Your goal ▸ Copy exactly, and only, the lines between the line holding "Reproduce this chart" and the line holding "for (let y = 2018;", inclusive; skip the pictures.

[BEGIN Records to process]

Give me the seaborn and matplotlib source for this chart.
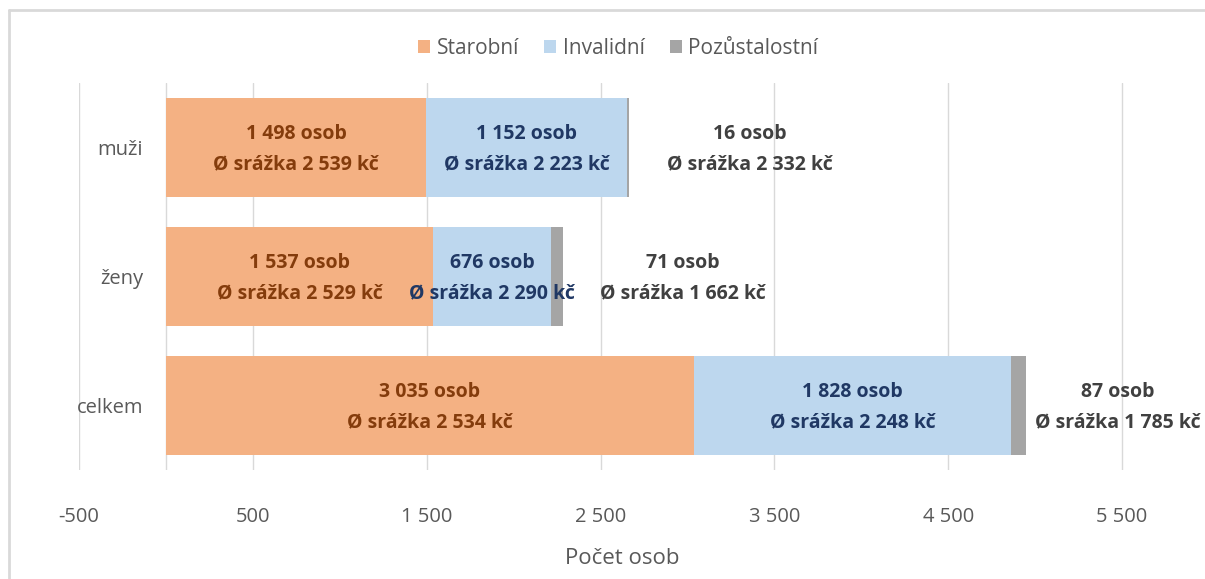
import matplotlib
matplotlib.use("Agg")
import matplotlib.pyplot as plt
import seaborn as sns
import pandas as pd
import numpy as np
from matplotlib.patches import Patch
from matplotlib.lines import Line2D

# ---- data ----
categories = ["muži", "ženy", "celkem"]
starobni = [1498, 1537, 3035]
invalidni = [1152, 676, 1828]
pozustalostni = [16, 71, 87]
srazka_starobni = ["2 539", "2 529", "2 534"]
srazka_invalidni = ["2 223", "2 290", "2 248"]
srazka_pozust = ["2 332", "1 662", "1 785"]
series_names = ["Starobní", "Invalidní", "Pozůstalostní"]
xticks = [-500, 500, 1500, 2500, 3500, 4500, 5500]
xlabel = "Počet osob"

colors = ["#F4B183", "#BDD7EE", "#A5A5A5"]
text_colors = ["#843C0C", "#203864", "#404040"]
grid_color = "#D9D9D9"
tick_color = "#595959"

sns.set_theme(style="white")
plt.rcParams["font.family"] = ["Open Sans", "DejaVu Sans"]

W, H = 1205, 579
fig = plt.figure(figsize=(W / 100, H / 100), dpi=100)
ax = fig.add_axes([79 / W, (H - 470) / H, 1130 / W, 387 / H])

df = pd.DataFrame({
    "kat": categories,
    "s": starobni,
    "i": invalidni,
    "p": pozustalostni,
})
df["si"] = df["s"] + df["i"]
df["sip"] = df["si"] + df["p"]

# stacked bars by overdrawing cumulative totals
sns.barplot(data=df, y="kat", x="sip", color=colors[2], width=0.76,
            orient="h", ax=ax, saturation=1, linewidth=0, zorder=3)
sns.barplot(data=df, y="kat", x="si", color=colors[1], width=0.76,
            orient="h", ax=ax, saturation=1, linewidth=0, zorder=3)
sns.barplot(data=df, y="kat", x="s", color=colors[0], width=0.76,
            orient="h", ax=ax, saturation=1, linewidth=0, zorder=3)

ax.set_xlim(-500, 6000)
ax.set_ylim(2.5, -0.5)
ax.set_xticks(xticks)
ax.set_xticklabels([f"{v:,}".replace(",", " ") for v in xticks])
ax.grid(axis="x", color=grid_color, linewidth=1, zorder=0)
ax.grid(axis="y", visible=False)
ax.axvline(0, color=grid_color, linewidth=1, zorder=1)
for sp in ax.spines.values():
    sp.set_visible(False)
ax.tick_params(axis="x", length=0, pad=27, labelsize=14.5, labelcolor=tick_color)
ax.tick_params(axis="y", length=0, pad=-46, labelsize=14.5, labelcolor=tick_color)
ax.set_xlabel("")
ax.set_ylabel("")

fs = 14
dy = 10.8
for i in range(len(categories)):
    s, iv, p = starobni[i], invalidni[i], pozustalostni[i]
    for txt, off in ((f"{s:,}".replace(",", " ") + " osob", dy - 1.2),
                     (f"Ø srážka {srazka_starobni[i]} kč", -dy - 1.2)):
        ax.annotate(txt, (s / 2, i), xytext=(0, off), textcoords="offset points",
                    ha="center", va="center", fontsize=fs, fontweight="bold",
                    color=text_colors[0], zorder=5)
    for txt, off in ((f"{iv:,}".replace(",", " ") + " osob", dy - 1.2),
                     (f"Ø srážka {srazka_invalidni[i]} kč", -dy - 1.2)):
        ax.annotate(txt, (s + iv / 2, i), xytext=(0, off), textcoords="offset points",
                    ha="center", va="center", fontsize=fs, fontweight="bold",
                    color=text_colors[1], zorder=5)
    xoff = [87, 86, 66][i]
    for txt, off in ((f"{p} osob", dy - 1.2),
                     (f"Ø srážka {srazka_pozust[i]} kč", -dy - 1.2)):
        ax.annotate(txt, (s + iv + p, i), xytext=(xoff, off), textcoords="offset points",
                    ha="center", va="center", fontsize=fs, fontweight="bold",
                    color=text_colors[2], zorder=5, annotation_clip=False)

fig.text(622 / W, 1 - 559 / H, xlabel, ha="center", va="center",
         fontsize=16, color=tick_color)

handles = [Patch(facecolor=c, edgecolor="none") for c in colors]
fig.legend(handles, series_names, loc="center", bbox_to_anchor=(618 / W, 1 - 48 / H),
           ncol=3, frameon=False, fontsize=15, labelcolor=tick_color,
           handlelength=0.6, handleheight=0.6, handletextpad=0.3, columnspacing=1.2)

# chart frame
fig.add_artist(Line2D([9 / W, 9 / W], [0, 1 - 10 / H], color=grid_color, lw=2,
                      transform=fig.transFigure))
fig.add_artist(Line2D([9 / W, 1], [1 - 10 / H, 1 - 10 / H], color=grid_color, lw=2,
                      transform=fig.transFigure))

fig.savefig("out.png", dpi=100, facecolor="white")
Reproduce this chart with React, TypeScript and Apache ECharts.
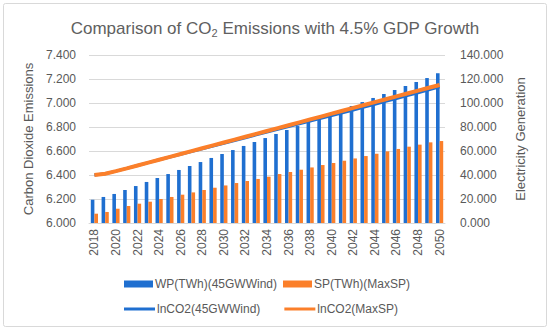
import React, { useEffect, useRef } from "react";
import * as echarts from "echarts";

const years: string[] = [];
for (let y = 2018; y <= 2050; y++) years.push(String(y));

const wpWind = [
  19400, 21700, 24200, 27500, 30800, 34200, 37500, 40800, 44200, 47500, 50800,
  54200, 57500, 60800, 64200, 67500, 70800, 74200, 77500, 80800, 84200, 87500,
  90800, 94200, 97500, 100800, 104200, 107500, 110800, 114200, 117500, 120800, 124800,
];
const spMax = [
  7750, 9200, 11900, 14200, 16100, 17750, 20000, 21700, 23600, 25500, 27500,
  29400, 31300, 33300, 35000, 36700, 38600, 40800, 42500, 44400, 46300, 48300,
  50000, 51900, 53800, 55800, 57700, 59700, 61700, 63600, 65300, 67200, 68300,
];
const lnCO2Max = [
  6.4, 6.411, 6.432, 6.455, 6.479, 6.503, 6.527, 6.551, 6.575, 6.599, 6.623,
  6.647, 6.671, 6.695, 6.719, 6.743, 6.767, 6.791, 6.815, 6.839, 6.863, 6.887,
  6.911, 6.935, 6.959, 6.983, 7.007, 7.031, 7.055, 7.079, 7.103, 7.127, 7.15,
];
const lnCO2Wind = [
  6.4, 6.411, 6.432, 6.455, 6.479, 6.503, 6.527, 6.55, 6.573, 6.596, 6.619,
  6.642, 6.665, 6.688, 6.711, 6.734, 6.757, 6.78, 6.803, 6.826, 6.849, 6.872,
  6.895, 6.918, 6.942, 6.966, 6.99, 7.014, 7.038, 7.062, 7.086, 7.11, 7.134,
];

const BLUE = "#1f6fd0";
const ORANGE = "#fb7f2a";
const FONT = "Liberation Sans";
const GRAY = "#595959";

export default function App() {
  const ref = useRef<HTMLDivElement>(null);
  useEffect(() => {
    if (!ref.current) return;
    const chart = echarts.init(ref.current, undefined, { renderer: "svg" });
    chart.setOption({
      animation: false,
      backgroundColor: "#fff",
      textStyle: { fontFamily: FONT },
      title: {
        text: "Comparison of CO{sub|2} Emissions with 4.5% GDP Growth",
        left: "center",
        top: 14,
        textStyle: {
          fontFamily: FONT,
          fontSize: 17,
          fontWeight: "normal",
          color: "#606060",
          rich: {
            sub: { fontFamily: FONT, fontSize: 11, color: "#606060", verticalAlign: "bottom", padding: [8, 0, 0, 0] },
          },
        },
      },
      graphic: [
        {
          type: "rect",
          shape: { x: 3.5, y: 3.5, width: 543, height: 323, r: 2 },
          style: { fill: "none", stroke: "#d9d9d9", lineWidth: 1 },
          silent: true,
        },
      ],
      legend: [
        {
          left: 119,
          top: 273,
          itemWidth: 29,
          itemHeight: 7,
          itemGap: 6,
          textStyle: { fontFamily: FONT, fontSize: 12, color: GRAY, padding: [0, 0, 0, -3] },
          data: [
            { name: "WP(TWh)(45GWWind)", icon: "rect" },
            { name: "SP(TWh)(MaxSP)", icon: "rect" },
          ],
        },
        {
          left: 119,
          top: 298,
          itemWidth: 31,
          itemHeight: 3,
          itemGap: 24,
          textStyle: { fontFamily: FONT, fontSize: 12, color: GRAY, padding: [0, 0, 0, -3] },
          data: [
            { name: "lnCO2(45GWWind)", icon: "rect" },
            { name: "lnCO2(MaxSP)", icon: "rect" },
          ],
        },
      ],
      grid: { left: 89, right: 105, top: 55, bottom: 108 },
      xAxis: {
        type: "category",
        data: years,
        axisLine: { lineStyle: { color: "#d9d9d9" } },
        axisTick: { show: false },
        axisLabel: {
          interval: 1,
          rotate: 90,
          color: GRAY,
          fontFamily: FONT,
          fontSize: 12,
          margin: 6,
        },
      },
      yAxis: [
        {
          type: "value",
          min: 6,
          max: 7.4,
          interval: 0.2,
          name: "Carbon Dioxide Emissions",
          nameLocation: "middle",
          nameRotate: 90,
          nameGap: 47,
          nameTextStyle: { fontFamily: FONT, fontSize: 13, color: GRAY },
          axisLabel: {
            color: GRAY,
            fontFamily: FONT,
            fontSize: 12,
            margin: 13,
            formatter: (v: number) => v.toFixed(3),
          },
          splitLine: { lineStyle: { color: "#d9d9d9" } },
          axisLine: { show: false },
          axisTick: { show: false },
        },
        {
          type: "value",
          min: 0,
          max: 140000,
          interval: 20000,
          name: "Electricity Generation",
          nameLocation: "middle",
          nameRotate: 90,
          nameGap: 66,
          nameTextStyle: { fontFamily: FONT, fontSize: 13, color: GRAY },
          axisLabel: {
            color: GRAY,
            fontFamily: FONT,
            fontSize: 12,
            margin: 15,
            formatter: (v: number) => (v / 1000).toFixed(3),
          },
          splitLine: { show: false },
          axisLine: { show: false },
          axisTick: { show: false },
        },
      ],
      series: [
        {
          name: "WP(TWh)(45GWWind)",
          type: "bar",
          yAxisIndex: 1,
          data: wpWind,
          barWidth: 3.6,
          barGap: "0%",
          itemStyle: { color: BLUE },
        },
        {
          name: "SP(TWh)(MaxSP)",
          type: "bar",
          yAxisIndex: 1,
          data: spMax,
          barWidth: 3.6,
          barGap: "0%",
          itemStyle: { color: ORANGE },
        },
        {
          name: "lnCO2(45GWWind)",
          type: "line",
          yAxisIndex: 0,
          data: lnCO2Wind,
          showSymbol: false,
          symbol: "none",
          lineStyle: { color: BLUE, width: 3 },
          itemStyle: { color: BLUE },
        },
        {
          name: "lnCO2(MaxSP)",
          type: "line",
          yAxisIndex: 0,
          data: lnCO2Max,
          showSymbol: false,
          symbol: "none",
          lineStyle: { color: ORANGE, width: 4 },
          itemStyle: { color: ORANGE },
        },
      ],
    });
    return () => chart.dispose();
  }, []);
  return (
    <div
      ref={ref}
      style={{ position: "absolute", left: 0, top: 0, width: 550, height: 331 }}
    />
  );
}
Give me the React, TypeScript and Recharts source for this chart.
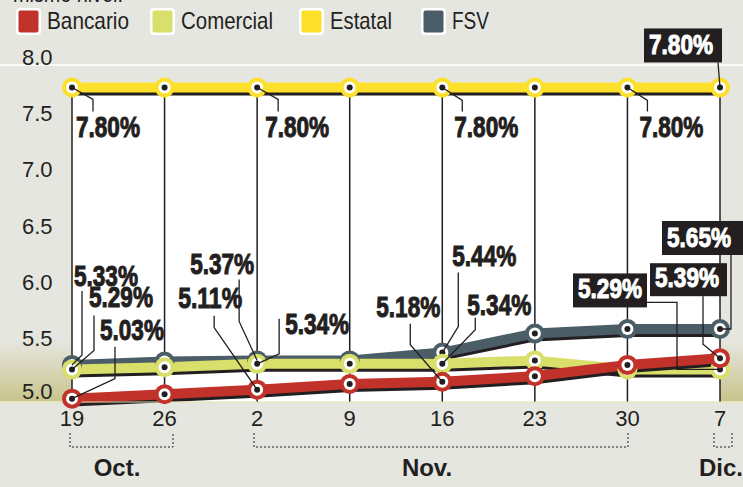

[END Records to process]

Exercise response ▸
Reproduce this chart with React, TypeScript and Apache ECharts.
import React, { useEffect, useRef } from "react";
import * as echarts from "echarts";

const years: string[] = [];
for (let y = 2018; y <= 2050; y++) years.push(String(y));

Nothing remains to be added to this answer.